> **DATASET EXCERPTS**:
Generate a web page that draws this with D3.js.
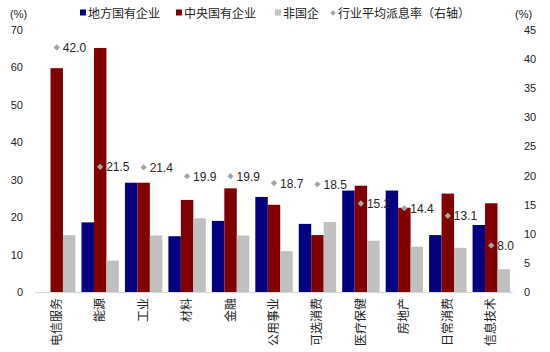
<!DOCTYPE html>
<html>
<head>
<meta charset="utf-8">
<script src="https://cdn.jsdelivr.net/npm/d3@7"></script>
<style>
  body { margin: 0; background: #fff; }
  svg text { font-family: "Liberation Sans", Arial, "Noto Sans CJK SC", sans-serif; }
</style>
</head>
<body>
<div id="chart"></div>
<script>
var categories = ["电信服务", "能源", "工业", "材料", "金融", "公用事业", "可选消费", "医疗保健", "房地产", "日常消费", "信息技术"];
var seriesNames = ["地方国有企业", "中央国有企业", "非国企"];
var localSOE = [0, 18.6, 29.2, 14.9, 19.0, 25.4, 18.2, 27.1, 27.1, 15.2, 17.9];
var centralSOE = [59.8, 65.2, 29.2, 24.6, 27.7, 23.3, 15.2, 28.4, 22.5, 26.3, 23.7];
var nonSOE = [15.2, 8.4, 15.1, 19.7, 15.1, 10.9, 18.7, 13.7, 12.1, 11.8, 6.1];
var payout = [42.0, 21.5, 21.4, 19.9, 19.9, 18.7, 18.5, 15.2, 14.4, 13.1, 8.0];
var leftTicks = [0, 10, 20, 30, 40, 50, 60, 70];
var rightTicks = [0, 5, 10, 15, 20, 25, 30, 35, 40, 45];
var colors = ["#000080", "#800000", "#c0c0c0"];

var width = 550, height = 352;
var svg = d3.select("#chart").append("svg")
  .attr("width", width)
  .attr("height", height);

var x0 = d3.scaleBand().domain(categories).range([35, 513]).paddingInner(0.14).paddingOuter(0.07);
var x1 = d3.scaleBand().domain(seriesNames).range([0, x0.bandwidth()]);
var yL = d3.scaleLinear().domain([0, 70]).range([292, 30]);
var yR = d3.scaleLinear().domain([0, 45]).range([292, 30]);

var rows = categories.map(function (c, i) {
  return { cat: c, vals: [localSOE[i], centralSOE[i], nonSOE[i]], payout: payout[i] };
});

// bars
var groups = svg.selectAll("g.grp")
  .data(rows).enter()
  .append("g")
  .attr("class", "grp")
  .attr("transform", d => "translate(" + x0(d.cat) + ",0)");

groups.selectAll("rect")
  .data(d => d.vals.map((v, j) => ({ v: v, s: seriesNames[j], j: j })))
  .enter().append("rect")
  .attr("x", d => x1(d.s))
  .attr("y", d => yL(d.v))
  .attr("width", x1.bandwidth())
  .attr("height", d => yL(0) - yL(d.v))
  .attr("fill", d => colors[d.j]);

// x axis line
svg.append("line")
  .attr("x1", 35).attr("x2", 513)
  .attr("y1", yL(0) + 0.5).attr("y2", yL(0) + 0.5)
  .attr("stroke", "#d9d9d9");

// left axis labels
svg.selectAll("text.lt")
  .data(leftTicks).enter()
  .append("text")
  .attr("class", "lt")
  .attr("x", 23)
  .attr("y", d => yL(d) + 4)
  .attr("text-anchor", "end")
  .attr("font-size", 11)
  .attr("fill", "#222")
  .text(d => d);

svg.selectAll("text.rt")
  .data(rightTicks).enter()
  .append("text")
  .attr("class", "rt")
  .attr("x", 524)
  .attr("y", d => yR(d) + 4)
  .attr("font-size", 11)
  .attr("fill", "#222")
  .text(d => d);

svg.append("text").attr("x", 10).attr("y", 18).attr("font-size", 11).attr("fill", "#222").text("(%)");
svg.append("text").attr("x", 515).attr("y", 18).attr("font-size", 11).attr("fill", "#222").text("(%)");

// category labels (rotated)
svg.selectAll("text.cat")
  .data(categories).enter()
  .append("text")
  .attr("class", "cat")
  .attr("transform", d => "translate(" + (x0(d) + x0.bandwidth() / 2 + 4) + ",298) rotate(-90)")
  .attr("text-anchor", "end")
  .attr("font-size", 12)
  .attr("fill", "#222")
  .text(d => d);

// payout diamonds + labels
var diamond = d3.symbol().type(d3.symbolSquare).size(20);
svg.selectAll("path.dia")
  .data(rows).enter()
  .append("path")
  .attr("class", "dia")
  .attr("d", diamond)
  .attr("transform", d => "translate(" + (x0(d.cat) + x0.bandwidth() / 2) + "," + yR(d.payout) + ") rotate(45)")
  .attr("fill", "#a6a6a6");

svg.selectAll("text.pl")
  .data(rows).enter()
  .append("text")
  .attr("class", "pl")
  .attr("x", d => x0(d.cat) + x0.bandwidth() / 2 + 6)
  .attr("y", d => yR(d.payout) + 4.5)
  .attr("font-size", 12)
  .attr("fill", "#262626")
  .text(d => d.payout.toFixed(1));

// legend
var legendItems = [
  { name: "地方国有企业", x: 80, type: "sq", color: colors[0] },
  { name: "中央国有企业", x: 176, type: "sq", color: colors[1] },
  { name: "非国企", x: 275, type: "sq", color: colors[2] },
  { name: "行业平均派息率（右轴）", x: 330, type: "dia", color: "#a6a6a6" }
];
var leg = svg.selectAll("g.leg")
  .data(legendItems).enter()
  .append("g")
  .attr("class", "leg")
  .attr("transform", d => "translate(" + d.x + ",13)");

leg.filter(d => d.type == "sq")
  .append("rect")
  .attr("x", 0).attr("y", -3.5)
  .attr("width", 6).attr("height", 6)
  .attr("fill", d => d.color);

leg.filter(d => d.type == "dia")
  .append("path")
  .attr("d", d3.symbol().type(d3.symbolSquare).size(14))
  .attr("transform", "translate(3,0) rotate(45)")
  .attr("fill", d => d.color);

leg.append("text")
  .attr("x", 8)
  .attr("y", 4.5)
  .attr("font-size", 12)
  .attr("fill", "#222")
  .text(d => d.name);
</script>
</body>
</html>
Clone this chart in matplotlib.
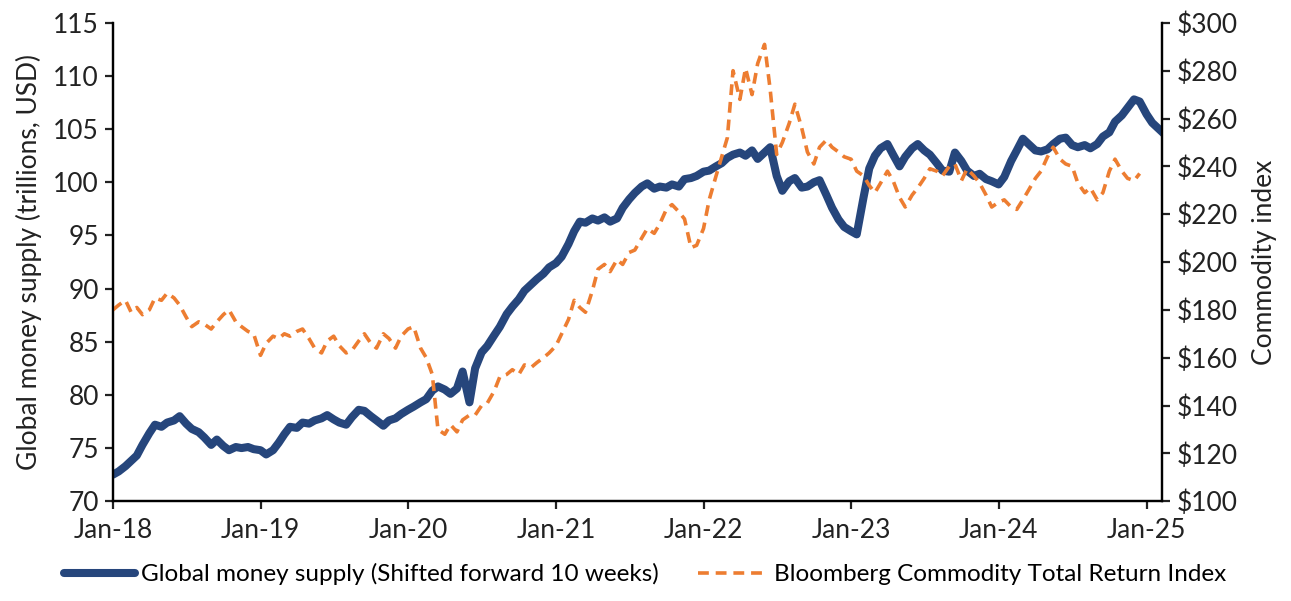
import pandas as pd
import matplotlib
matplotlib.use('Agg')
import matplotlib.pyplot as plt
import matplotlib.dates as mdates
from matplotlib.ticker import FuncFormatter

# semi-monthly readings from Jan-2018
money = [72.5, 72.8, 73.3, 73.8, 74.3, 75.3, 76.4, 77.2, 77.0, 77.4,
         77.6, 78.0, 77.3, 76.8, 76.5, 76.0, 75.3, 75.8, 75.2, 74.8,
         75.1, 75.0, 75.1, 74.9, 74.8, 74.4, 74.8, 75.5, 76.3, 77.0,
         76.9, 77.4, 77.3, 77.6, 77.8, 78.1, 77.7, 77.4, 77.2, 77.9,
         78.6, 78.5, 78.0, 77.6, 77.1, 77.6, 77.8, 78.2, 78.6, 78.9,
         79.3, 79.6, 80.4, 80.8, 80.5, 80.1, 80.6, 82.2, 79.3, 82.5,
         84.0, 84.6, 85.6, 86.4, 87.6, 88.3, 89.0, 89.8, 90.4, 90.9,
         91.4, 92.0, 92.4, 93.0, 94.2, 95.4, 96.3, 96.2, 96.6, 96.4,
         96.7, 96.3, 96.6, 97.6, 98.4, 99.0, 99.6, 99.9, 99.4, 99.6,
         99.5, 99.8, 99.6, 100.3, 100.4, 100.6, 101.0, 101.1, 101.5, 101.8,
         102.3, 102.6, 102.8, 102.5, 103.0, 102.2, 102.8, 103.3, 100.6, 99.2,
         100.1, 100.4, 99.5, 99.6, 100.0, 100.2, 98.8, 97.6, 96.5, 95.8,
         95.4, 95.1, 98.6, 101.3, 102.5, 103.2, 103.6, 102.6, 101.5, 102.4,
         103.2, 103.6, 103.0, 102.6, 101.8, 101.1, 101.0, 102.8, 102.0, 101.1,
         100.6, 100.8, 100.3, 100.1, 99.8, 100.5, 102.0, 103.0, 104.1, 103.6,
         103.0, 102.9, 103.1, 103.6, 104.1, 104.2, 103.5, 103.3, 103.5, 103.2,
         103.6, 104.3, 104.7, 105.7, 106.3, 107.0, 107.8, 107.6, 106.4, 105.6,
         105.0, 104.5]

commodity = [180, 182, 184, 179, 181, 178, 180, 185, 184, 187,
             185, 182, 177, 173, 175, 174, 172, 175, 178, 180,
             175, 173, 171, 170, 161, 166, 169, 168, 170, 169,
             171, 172, 168, 164, 162, 167, 169, 165, 162, 163,
             167, 170, 166, 164, 170, 168, 164, 169, 172, 173,
             164, 160, 153, 130, 128, 132, 129, 134, 136, 136,
             140, 141, 146, 152, 153, 155, 153, 157, 156, 158,
             160, 162, 165, 170, 176, 184, 181, 179, 188, 197,
             199, 196, 201, 199, 204, 205, 210, 214, 212, 216,
             222, 224, 221, 218, 206, 207, 214, 226, 236, 244,
             252, 280, 268, 281, 270, 283, 291, 272, 245, 250,
             258, 266, 256, 246, 241, 248, 251, 248, 246, 244,
             243, 238, 236, 232, 229, 233, 238, 234, 227, 223,
             228, 231, 235, 239, 238, 236, 240, 241, 234, 239,
             236, 233, 228, 223, 225, 226, 223, 222, 226, 230,
             235, 238, 244, 248, 243, 241, 240, 233, 229, 231,
             226, 229, 238, 243, 238, 235, 234, 237]

money_dates = pd.date_range('2018-01-01', periods=len(money), freq='SMS')
comm_dates = pd.date_range('2018-01-01', periods=len(commodity), freq='SMS')

plt.rcParams['font.family'] = ['Lato', 'DejaVu Sans']
fs = 17.5      # legend
tfs = 19       # ticks and axis titles
navy = '#26467c'
orange = '#ed7d31'

fig = plt.figure(figsize=(12.91, 6.01), dpi=100)
ax = fig.add_axes([0.0875, 0.166, 0.8125, 0.796])
ax2 = ax.twinx()

l1, = ax.plot(money_dates, money, color=navy, lw=5.8, solid_capstyle='round',
              label='Global money supply (Shifted forward 10 weeks)')
l2, = ax2.plot(comm_dates, commodity, color=orange, lw=2.6, dashes=(3.0, 1.9),
               label='Bloomberg Commodity Total Return Index')

ax.set_ylim(70, 115)
ax.set_yticks(range(70, 116, 5))
ax2.set_ylim(100, 300)
ax2.set_yticks(range(100, 301, 20))
ax2.yaxis.set_major_formatter(FuncFormatter(lambda v, p: '${:d}'.format(int(v))))

ax.set_xlim(pd.Timestamp('2018-01-01'), pd.Timestamp('2025-02-08'))
ax.xaxis.set_major_locator(mdates.YearLocator())
ax.xaxis.set_major_formatter(mdates.DateFormatter('%b-%y'))

for a in (ax, ax2):
    a.spines['top'].set_visible(False)
    for s in a.spines.values():
        s.set_linewidth(1.6)
    a.tick_params(width=1.6, length=6, colors='#222222', labelsize=tfs)
ax.tick_params(axis='x', pad=6)
ax.tick_params(axis='y', pad=4)
ax2.tick_params(axis='y', pad=5)

ax.set_ylabel('Global money supply (trillions, USD)', fontsize=tfs, color='#222222', labelpad=8)
ax2.set_ylabel('Commodity index', fontsize=tfs, color='#222222', labelpad=10)

fig.legend(handles=[l1, l2], loc='lower center', bbox_to_anchor=(0.5, -0.01), ncol=2,
           frameon=False, fontsize=fs, handlelength=2.9, columnspacing=1.6, handletextpad=0.25)

fig.savefig('out.png', dpi=100)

> **AIM**:
Look through the data and show every line containing "chart".

> **THE REPLY**:
<div id="chart"></div>
var svg = d3.select("#chart").append("svg")
Clone this chart in matplotlib.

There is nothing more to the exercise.